De pronto veo que se me acercan dos ráfagas femeninas. Optimista sin remedio, me siento de quince años, vigente a morir. Hasta que escucho a la líder del dueto: “¿El señor desea donar sangre”? Quedé súpito, zurumbático, perplejo.
Jamás imaginé que me fueran a pasar el sombrero para tan bella y samaritana labor. No esperaba oír nada erótico, pero sí algo ligeramente más lúdico.
Pese a la bajada de caña, tampoco podía hacer quedar mal al colectivo de viejos al que pertenezco, y les expliqué por qué debía rechazar la coqueta invitación: “Chicas, no puedo donar sangre. Hoy estoy cumpliendo 79 años…”.
“No aparenta tantos”, me indemnizó la segunda voluntaria desde su sonrisa con brackets. Y pusieron pies en polvorosa.
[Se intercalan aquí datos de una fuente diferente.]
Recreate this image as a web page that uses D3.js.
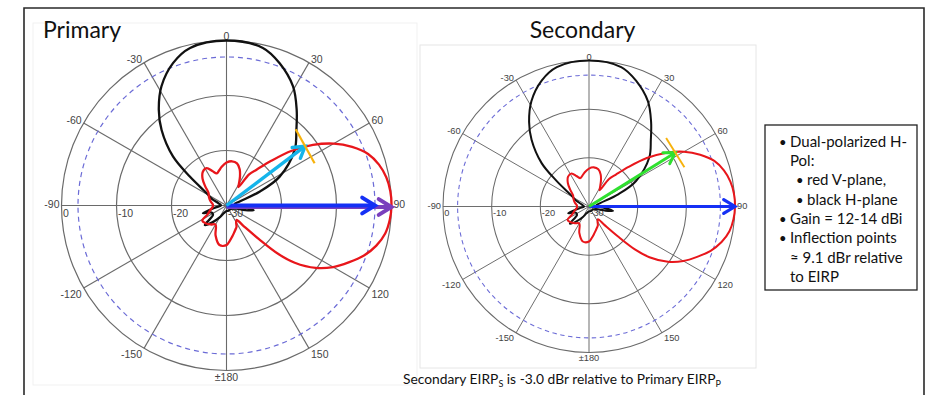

Antes de volver a mis cavilaciones las despedí con la única palabra en quechua que domino: tupananchiskama hasta que la vida nos vuelva a encontrar).
Mientras rumiaba el revés, las voluntarias reaparecieron. Sorpresa: Me traían de regalo de cumpleaños dos alfajores. Me entregaron las galguerías que no riman con mi hipoglicemia, y se fueron a pasar el sombrero al vecindario. Les deseé éxitos.
Agradecí el presente y que no me hubieran cantado el “japiberdituyú”, caótica canción compuesta en 1893 por las hermanas educadoras, Mildred y Patty Hill, de Kentucky, USA.
La versión original poco tenía que ver con la edad. Se titulaba “Good morning to you”. La idea era que la melodía fuera tan simple y pegajosa que la pudieran interpretar hasta los niños de la elemental. (Gracias, Tad Tuleja, por la información que leo en su libro “Costumbres curiosas” que alguien me prestó y que olvidé devolverle…).
Tengo prohibido a la primera línea de mis afectos que me castigue con el “japiberdi”, cacofónica melodía en la que unos arrancan por do, otros por re, y todos van por su lado en una babel de voces. De lejos es la canción más insulsa y perrateada desde su creación por las señoritas Hill.
El despiste llega a desearle a la víctima que los cumpla feliz hasta el año tres mil, diez mil, o “hasta el año sin fin” como si el palo de la vida estuviera para cucharas.
Les agradezco a mis fugaces valkirias los alfajores, que se ahorraran el “japiberdi” y que me hicieran sentir vigente por unos segundos.